What an accessibility assessment should give your team
An accessibility assessment shouldn't just tell your team what is wrong. It should help them understand what to fix, why it matters, and where to start.
A long report full of technical issues isn't much help if your team cannot turn it into action. The assessment needs to make the work clearer, not harder.
Findings need to be usable
But accessibility issues aren't all the same. Some stop people from completing important tasks whilst others make a page confusing. They're all issues yet a good assessment explains that difference.
What makes a report useful and what your team should be able to see:
- What the issue is
- Where it happens
- Who it affects
- Why it matters
- How serious it is
- What a fix could look like
Automated testing isn't enough
The trend of relying more on automated tools and AI is helpful, but these tools only find part of the problem.
They often find issues like missing labels, poor colour contrast and incorrect HTML. But these tools can't properly test whether a user completes a task with a keyboard, if focus moves in a sensible order or a component works with a screen reader.
That needs manual testing and experience.
Accessibility problems often sit in the details beyond what the Web Content Accessibility Guidelines (WCAG) discuss. A dialog may open visually but fail to return focus properly. Or a combobox may look correct but announce the wrong state to a screen reader.

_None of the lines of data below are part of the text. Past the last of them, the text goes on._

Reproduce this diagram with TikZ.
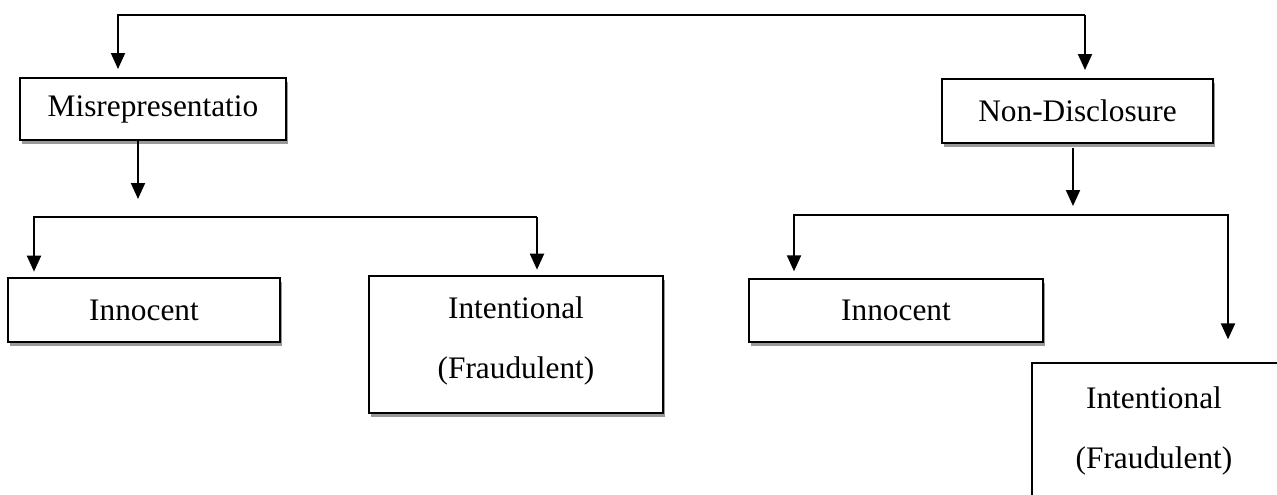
\documentclass[tikz,border=0pt]{standalone}
\usepackage{fontspec}
\setmainfont{Liberation Serif}
\usetikzlibrary{arrows.meta,shadows}
\begin{document}
\begin{tikzpicture}[x=0.75pt,y=-0.75pt,
  every node/.style={font=\fontsize{23.5pt}{28pt}\selectfont},
  box/.style={draw,line width=1.5pt,fill=white,rectangle,inner sep=0pt,
    drop shadow={shadow xshift=1.5pt,shadow yshift=-3pt,fill=black!40,opacity=1}},
  txt/.style={align=center,inner sep=0pt},
  conn/.style={line width=1.5pt},
  arr/.style={conn,-{Triangle[width=10.5pt,length=12pt]}},
]
\useasboundingbox (0,0) rectangle (1277,494);
\clip (0,0) rectangle (1277,494);

% boxes
\node[box,minimum width=199.5pt,minimum height=46.5pt] (mis) at (153,109) {Misrepresentatio};
\node[box,minimum width=203.25pt,minimum height=48pt] (nd) at (1077.5,111) {Non-Disclosure};
\node[box,minimum width=204pt,minimum height=48pt] (innL) at (144,310) {Innocent};
\node[box,minimum width=220.5pt,minimum height=102.75pt] (intL) at (516,344.5) {};
\node[txt] (intLtxt) at (516,341) {Intentional\\[17pt](Fraudulent)};
\node[box,minimum width=220.5pt,minimum height=47.25pt] (innR) at (896,310.5) {Innocent};
\node[box,minimum width=225pt,minimum height=150pt] (intR) at (1182,463) {};
\node[txt] (intRtxt) at (1154,431) {Intentional\\[17pt](Fraudulent)};

% top split
\coordinate (tl) at (118,15);
\coordinate (tr) at (1085,15);
\draw[arr,shorten >=6pt] (tr) -- (tl) -- (tl |- mis.north);
\draw[arr,shorten >=6pt] (tr) -- (tr |- nd.north);

% left branch
\coordinate (ml) at (138,199);
\draw[arr] (mis.south -| ml) -- (ml);
\coordinate (l1) at (34,217);
\coordinate (l2) at (537,217);
\draw[arr,shorten >=4pt] (l2) -- (l1) -- (l1 |- innL.north);
\draw[arr,shorten >=4pt] (l2) -- (l2 |- intL.north);

% right branch
\coordinate (mr) at (1073,206);
\draw[arr] (nd.south -| mr) ++(0,4) -- (mr);
\coordinate (r1) at (794,215);
\coordinate (r2) at (1228,215);
\draw[arr,shorten >=5pt] (r2) -- (r1) -- (r1 |- innR.north);
\draw[arr,shorten >=17pt] (r1) -- (r2) -- (r2 |- intR.north);
\end{tikzpicture}
\end{document}
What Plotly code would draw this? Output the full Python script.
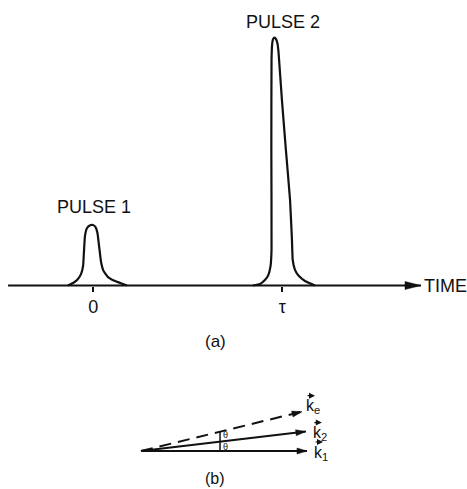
import math
import plotly.graph_objects as go

W, H = 467, 489

# ---------------- data: panel (a) ----------------
PULSE1_T = [-0.134, -0.107, -0.086, -0.065, -0.054, -0.049, -0.044, -0.033, -0.017,
            -0.002, 0.012, 0.022, 0.030, 0.041, 0.054, 0.078, 0.115, 0.178]
PULSE1_A = [0.0, 0.010, 0.022, 0.046, 0.079, 0.143, 0.200, 0.232, 0.243,
            0.244, 0.236, 0.212, 0.163, 0.095, 0.059, 0.034, 0.018, 0.0]
PULSE2_T = [0.845, 0.882, 0.908, 0.926, 0.938, 0.943, 0.942, 0.943, 0.946, 0.951,
            0.959, 0.967, 0.975, 0.980, 0.998, 1.019, 1.041, 1.051, 1.055, 1.067,
            1.088, 1.120, 1.173]
PULSE2_A = [0.0, 0.006, 0.022, 0.042, 0.079, 0.143, 0.547, 0.910, 0.971, 0.994,
            1.0, 0.994, 0.975, 0.942, 0.749, 0.547, 0.345, 0.184, 0.103, 0.063,
            0.038, 0.018, 0.0]
TICK_VALUES = [0, 1]
TICK_LABELS = ["0", "τ"]
AXIS_T = [-0.451, 1.734]
AXIS_LABEL = "TIME"
PULSE_LABELS = ["PULSE 1", "PULSE 2"]
PANEL_LABELS = ["(a)", "(b)"]

# ---------------- data: panel (b) ----------------
K_SUBS = ["1", "2", "e"]
K_X = [1.0, 0.993, 0.970]
K_Y = [0.0, 0.117, 0.237]
K_DASHED = [False, False, True]
THETA_X = 0.476          # where the angle bracket is drawn along the k1 axis
THETA_TEXT = "θ<br>θ"

# ---------------- layout (pixel mapping) ----------------
T0_PX, T_SCALE = 93.3, 189.0      # pixel of t=0, pixels per unit time
BASE_PY, A_SCALE = 285.5, 247.8   # pixel row of baseline, pixels per unit amplitude
ORIG_PX, ORIG_PY, K_SCALE = 141.0, 451.0, 166.0

FONT = "Liberation Sans, Arial, sans-serif"
BLACK = "#111111"


def paper(px, py):
    return px / W, 1 - py / H


def arrow_head(x, y, dx, dy, xref, yref, L, hw):
    n = math.hypot(dx, dy)
    ux, uy = dx / n, dy / n
    p1 = (-L * ux - hw * uy, -L * uy + hw * ux)
    p2 = (-L * ux + hw * uy, -L * uy - hw * ux)
    path = f"M0,0 L{p1[0]:.2f},{p1[1]:.2f} L{p2[0]:.2f},{p2[1]:.2f} Z"
    return dict(type="path", xref=xref, yref=yref, xsizemode="pixel", ysizemode="pixel",
                xanchor=x, yanchor=y, path=path, fillcolor=BLACK,
                line=dict(color=BLACK, width=0.5))


fig = go.Figure()

# panel (a): baseline and pulses
fig.add_trace(go.Scatter(x=AXIS_T, y=[0, 0], mode="lines",
                         line=dict(color=BLACK, width=2), xaxis="x", yaxis="y",
                         hoverinfo="skip"))
for T, A in [(PULSE1_T, PULSE1_A), (PULSE2_T, PULSE2_A)]:
    fig.add_trace(go.Scatter(x=T, y=A, mode="lines",
                             line=dict(color=BLACK, width=2.2, shape="spline", smoothing=0.35),
                             xaxis="x", yaxis="y"))

# panel (b): wave vectors
for kx, ky, dashed in zip(K_X, K_Y, K_DASHED):
    fig.add_trace(go.Scatter(x=[0, kx], y=[0, ky], mode="lines",
                             line=dict(color=BLACK, width=2,
                                       dash="12px,7px" if dashed else "solid"),
                             xaxis="x2", yaxis="y2"))

shapes = [arrow_head(AXIS_T[1], 0, 1, 0, "x", "y", 16, 4)]
for kx, ky in zip(K_X, K_Y):
    shapes.append(arrow_head(kx, ky, kx, ky, "x2", "y2", 10, 3))
# angle bracket between k1 and ke
shapes.append(dict(type="line", xref="x2", yref="y2", x0=THETA_X, x1=THETA_X, y0=0,
                   y1=THETA_X * K_Y[2] / K_X[2], line=dict(color=BLACK, width=1.5)))

ann = []


def text(px, py, s, size, xanchor="center", yanchor="middle", **kw):
    x, y = paper(px, py)
    ann.append(dict(x=x, y=y, xref="paper", yref="paper", text=s, showarrow=False,
                    xanchor=xanchor, yanchor=yanchor,
                    font=dict(family=FONT, size=size, color=BLACK), **kw))


text(93.5, 207.5, PULSE_LABELS[0], 18)
text(282.5, 22.5, PULSE_LABELS[1], 18)
text(445, 285.5, AXIS_LABEL, 18)
text(215, 341.5, PANEL_LABELS[0], 17)
text(215, 478.5, PANEL_LABELS[1], 16)

# k labels with vector arrows
for kx, ky, sub in zip(K_X, K_Y, K_SUBS):
    tip_px = ORIG_PX + kx * K_SCALE
    tip_py = ORIG_PY - ky * K_SCALE
    lx = tip_px + 2 if sub == "e" else tip_px + 5
    ly = tip_py - 5 if sub == "e" else tip_py + 2
    text(lx, ly, f"k<sub>{sub}</sub>", 16, xanchor="left")
    ax, ay = paper(lx + 11, ly - 11)
    ann.append(dict(x=ax, y=ay, xref="paper", yref="paper", text="", showarrow=True,
                    ax=-9, ay=0, arrowhead=2, arrowwidth=1.2, arrowsize=1,
                    arrowcolor=BLACK))

# theta labels
bx = ORIG_PX + THETA_X * K_SCALE
text(bx + 5, 441, THETA_TEXT, 9)

fig.update_layout(
    width=W, height=H, margin=dict(l=0, r=0, t=0, b=0),
    paper_bgcolor="white", plot_bgcolor="rgba(0,0,0,0)", showlegend=False,
    xaxis=dict(domain=[0, 1], range=[-T0_PX / T_SCALE, (W - T0_PX) / T_SCALE],
               anchor="free", position=(H - BASE_PY) / H,
               showline=False, showgrid=False, zeroline=False,
               tickvals=TICK_VALUES, ticktext=TICK_LABELS, ticks="outside",
               ticklen=5, tickwidth=1.5, tickcolor=BLACK,
               tickfont=dict(family=FONT, size=18, color=BLACK)),
    yaxis=dict(domain=[0, 1], range=[-(H - BASE_PY) / A_SCALE, BASE_PY / A_SCALE],
               visible=False),
    xaxis2=dict(domain=[0, 1], range=[-ORIG_PX / K_SCALE, (W - ORIG_PX) / K_SCALE],
                anchor="y2", visible=False),
    yaxis2=dict(domain=[0, 1], range=[-(H - ORIG_PY) / K_SCALE, ORIG_PY / K_SCALE],
                anchor="x2", visible=False),
    shapes=shapes, annotations=ann,
)

fig.write_html("out.html")
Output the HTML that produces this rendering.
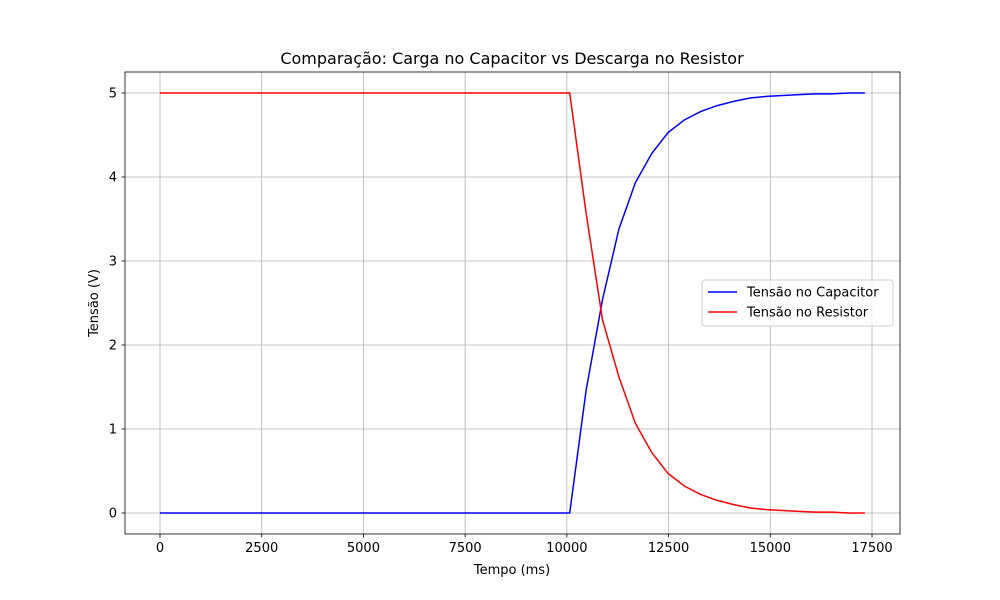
<!DOCTYPE html>
<html><head><meta charset="utf-8"><style>
body{margin:0;background:#fff;}
svg{display:block;font-family:"DejaVu Sans","Liberation Sans",sans-serif;}
</style></head><body>
<svg id="chart" width="1000" height="600">
<rect width="1000" height="600" fill="#fff"/>
</svg>
<script>
const times=[0,10070,10473,10876,11279,11682,12085,12488,12891,13294,13697,14100,14503,14906,15309,15712,16115,16518,16921,17324];
const capacitor=[0,0,1.46,2.54,3.38,3.93,4.28,4.53,4.68,4.78,4.85,4.9,4.94,4.96,4.97,4.98,4.99,4.99,5.0,5.0];
const resistor=[5,5,3.57,2.3,1.62,1.07,0.72,0.47,0.32,0.22,0.15,0.1,0.06,0.04,0.03,0.02,0.01,0.01,0.0,0.0];
const xTicks=[0,2500,5000,7500,10000,12500,15000,17500];
const yTicks=[0,1,2,3,4,5];
const L=125,R=900,T=72,B=534;
const xmin=-860,xmax=18188,ymin=-0.25,ymax=5.25;
const sx=v=>L+(v-xmin)/(xmax-xmin)*(R-L);
const sy=v=>B-(v-ymin)/(ymax-ymin)*(B-T);
const svg=document.getElementById('chart');
const NS='http://www.w3.org/2000/svg';
function mk(tag,attrs,parent){const e=document.createElementNS(NS,tag);for(const k in attrs)e.setAttribute(k,attrs[k]);(parent||svg).appendChild(e);return e;}
xTicks.forEach(t=>{const x=sx(t);
const g=mk('line',{x1:x,x2:x,y1:T,y2:B,stroke:'#b0b0b0','stroke-width':0.8});


mk('line',{x1:x,x2:x,y1:B,y2:B+3.5,stroke:'#000','stroke-width':0.8});
const tx=mk('text',{x:x,y:B+18,'text-anchor':'middle','font-size':13});tx.textContent=t;


});
yTicks.forEach(t=>{const y=sy(t);
const g=mk('line',{x1:L,x2:R,y1:y,y2:y,stroke:'#b0b0b0','stroke-width':0.8});


mk('line',{x1:L-3.5,x2:L,y1:y,y2:y,stroke:'#000','stroke-width':0.8});
const tx=mk('text',{x:L-8,y:y+4.5,'text-anchor':'end','font-size':13});tx.textContent=t;


});
function series(vals,color,name){
const d=times.map((t,i)=>(i?'L':'M')+sx(t).toFixed(2)+','+sy(vals[i]).toFixed(2)).join(' ');
const p=mk('path',{d:d,fill:'none',stroke:color,'stroke-width':1.5});


}
series(capacitor,'#0000ff','capacitor-line');
series(resistor,'#ff0000','resistor-line');
const fr=mk('rect',{x:L,y:T,width:R-L,height:B-T,fill:'none',stroke:'#000','stroke-width':0.8});


const ti=mk('text',{x:512,y:64,'text-anchor':'middle','font-size':16});ti.textContent='Comparação: Carga no Capacitor vs Descarga no Resistor';


const xl=mk('text',{x:512,y:574,'text-anchor':'middle','font-size':13});xl.textContent='Tempo (ms)';


const yl=mk('text',{x:98,y:303,'text-anchor':'middle','font-size':13,transform:'rotate(-90 98 303)'});yl.textContent='Tensão (V)';


const lg=mk('g',{});


mk('rect',{x:702,y:280,width:191,height:46,rx:3,fill:'#fff','fill-opacity':0.8,stroke:'#ccc'},lg);
[['Tensão no Capacitor','#0000ff',292],['Tensão no Resistor','#ff0000',312]].forEach(([lab,c,y])=>{
const e=mk('g',{},lg);


mk('line',{x1:708,x2:737,y1:y,y2:y,stroke:c,'stroke-width':1.5},e);
const t=mk('text',{x:747,y:y+4.5,'font-size':13},e);t.textContent=lab;
});
</script>
</body></html>
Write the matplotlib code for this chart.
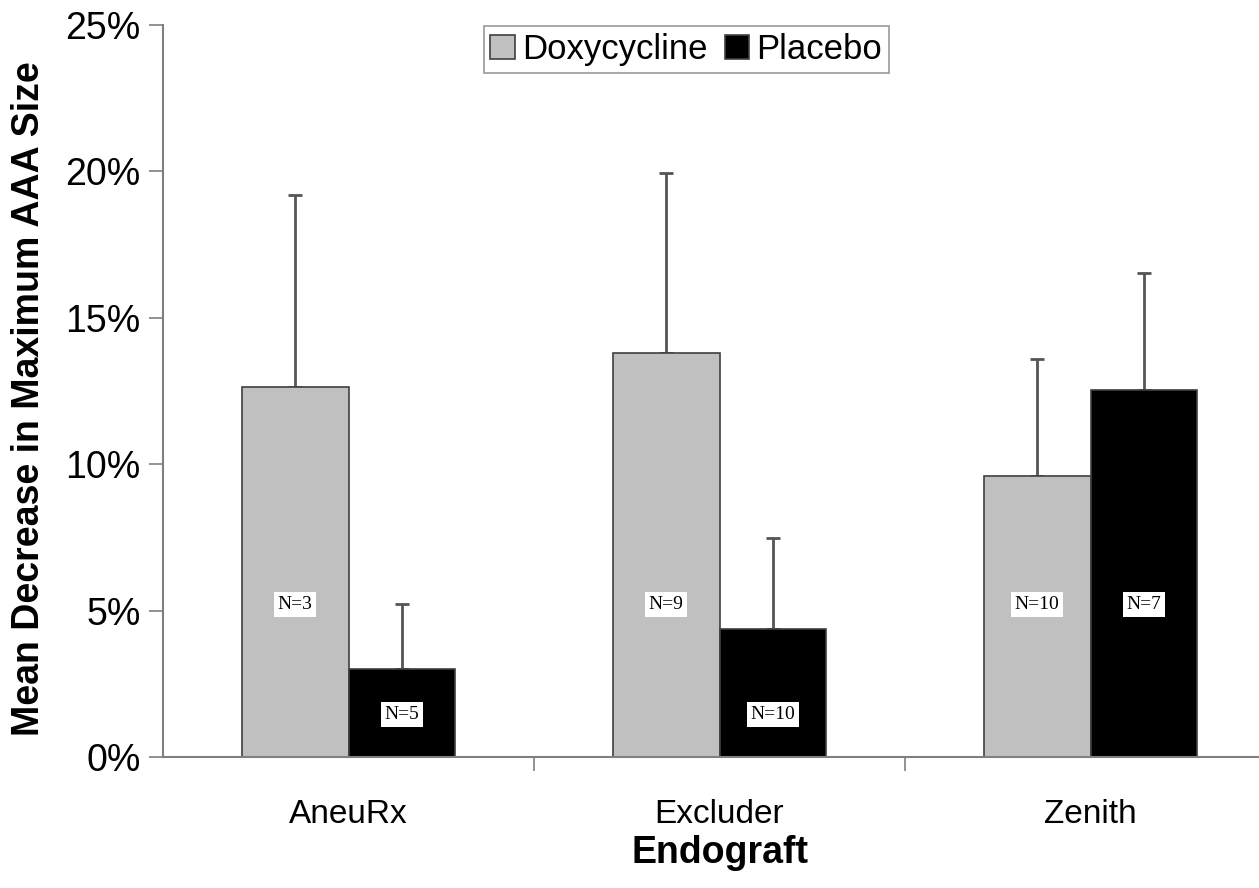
import numpy as np
import matplotlib
matplotlib.use('Agg')
import matplotlib.pyplot as plt
from matplotlib.ticker import FuncFormatter

# data (percent)
grafts = ['AneuRx', 'Excluder', 'Zenith']
doxy_mean = [12.64, 13.81, 9.60]
doxy_err = [6.55, 6.12, 3.98]
plac_mean = [3.01, 4.38, 12.54]
plac_err = [2.21, 3.11, 4.00]
doxy_n = ['N=3', 'N=9', 'N=10']
plac_n = ['N=5', 'N=10', 'N=7']

plt.rcParams['font.family'] = ['Liberation Sans', 'DejaVu Sans']

fig = plt.figure(figsize=(12.59, 8.88), dpi=100)
ax = fig.add_axes([163 / 1259, 1 - 757 / 888, 1113 / 1259, (757 - 25) / 888])

x = np.arange(len(grafts))
w = 0.288
axis_grey = '#808080'

ax.bar(x - w / 2, doxy_mean, w, color='#c0c0c0', edgecolor='#404040',
       linewidth=1.2, label='Doxycycline', zorder=2)
ax.bar(x + w / 2, plac_mean, w, color='black', edgecolor='#404040',
       linewidth=1.2, label='Placebo', zorder=2)

# upper-only error bars
ax.errorbar(x - w / 2, doxy_mean, yerr=[np.zeros(3), doxy_err], fmt='none',
            ecolor='#555555', elinewidth=2, capsize=5, capthick=2, zorder=1)
ax.errorbar(x + w / 2, plac_mean, yerr=[np.zeros(3), plac_err], fmt='none',
            ecolor='#555555', elinewidth=2, capsize=5, capthick=2, zorder=1)

# sample size boxes
box = dict(boxstyle='square,pad=0.2', facecolor='white', edgecolor='none')
for i in range(len(grafts)):
    for xpos, val, lab in [(x[i] - w / 2, doxy_mean[i], doxy_n[i]),
                           (x[i] + w / 2, plac_mean[i], plac_n[i])]:
        ypos = 5.2 if val > 7 else 1.45
        ax.text(xpos, ypos, lab, ha='center', va='center', fontsize=14,
                family='Liberation Serif', bbox=box, zorder=3)

ax.set_xlim(-0.5, 2.5)
ax.set_ylim(0, 25)
ax.set_yticks([0, 5, 10, 15, 20, 25])
ax.yaxis.set_major_formatter(FuncFormatter(lambda v, p: f'{v:.0f}%'))
ax.set_xticks([0.5, 1.5])
ax.set_xticklabels([])
ax.set_xticks(x, minor=True)
ax.set_xticklabels(grafts, minor=True, fontsize=24)
ax.tick_params(axis='x', which='minor', length=0, pad=30)
ax.tick_params(axis='x', which='major', length=10, width=1.2, color=axis_grey)
ax.tick_params(axis='y', length=10, width=1.2, color=axis_grey, labelsize=27, pad=6)

for s in ['top', 'right']:
    ax.spines[s].set_visible(False)
for s in ['left', 'bottom']:
    ax.spines[s].set_color(axis_grey)
    ax.spines[s].set_linewidth(1.5)

ax.set_xlabel('Endograft', fontsize=27, fontweight='bold', labelpad=4)
ax.set_ylabel('Mean Decrease in Maximum AAA Size', fontsize=27,
              fontweight='bold')
ax.yaxis.set_label_coords(-0.104, 0.49)

leg = ax.legend(loc='upper center', ncol=2, fontsize=25,
                frameon=True, fancybox=False, handlelength=0.7, handleheight=0.7,
                handletextpad=0.2, columnspacing=0.5, borderpad=0.2,
                borderaxespad=0.0)
leg.get_frame().set_edgecolor(axis_grey)
leg.get_frame().set_linewidth(1.2)
leg.set_bbox_to_anchor((686 / 1259, 1 - 26 / 888), transform=fig.transFigure)

fig.savefig('out.png', dpi=100)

These are the kinds of details automated tools often miss, but they can have a real effect on users.
Prioritisation is part of the work
Finding issues is important, but one of the biggest problems with accessibility reports is they leave teams with a large list of issues and no clear sense of where to start.
A useful report should help your team understand what needs attention first. Are there critical journeys, blocking issues or repeated component problems?
This information makes the findings easier to discuss internally and helps your team plan the work rather than feeling overwhelmed by it.
The report should support internal decisions
Accessibility assessments are often used by more than one team:
- Developers need technical guidance
- Designers need to understand interaction and content issues
- Product owners need to understand priority
- Leadership may need to understand risk
Your team should come away with a document that supports all those conversations. It shouldn't just be a compliance document that gets filed away. It should give your team a clearer view of what's been tested, found, and what needs to happen next.
The aim is progress
The aim of an accessibility assessment is not to make a team feel bad about what is inaccessible but give a clear, practical way to improve accessibility.
That means testing carefully, explaining issues clearly, prioritising what matters, and giving guidance that helps the team make progress after the assessment is complete.
We advise against bold claims of 100% compliance or "solving accessibility". Accessibility isn't a one-off task. It's ongoing work that improves through careful testing, practical fixes and regular review.
Our aim at CANAXESS is to give teams reports and actionable insights they can actually use. These are clear findings, practical guidance, sensible prioritisation and support for what happens next.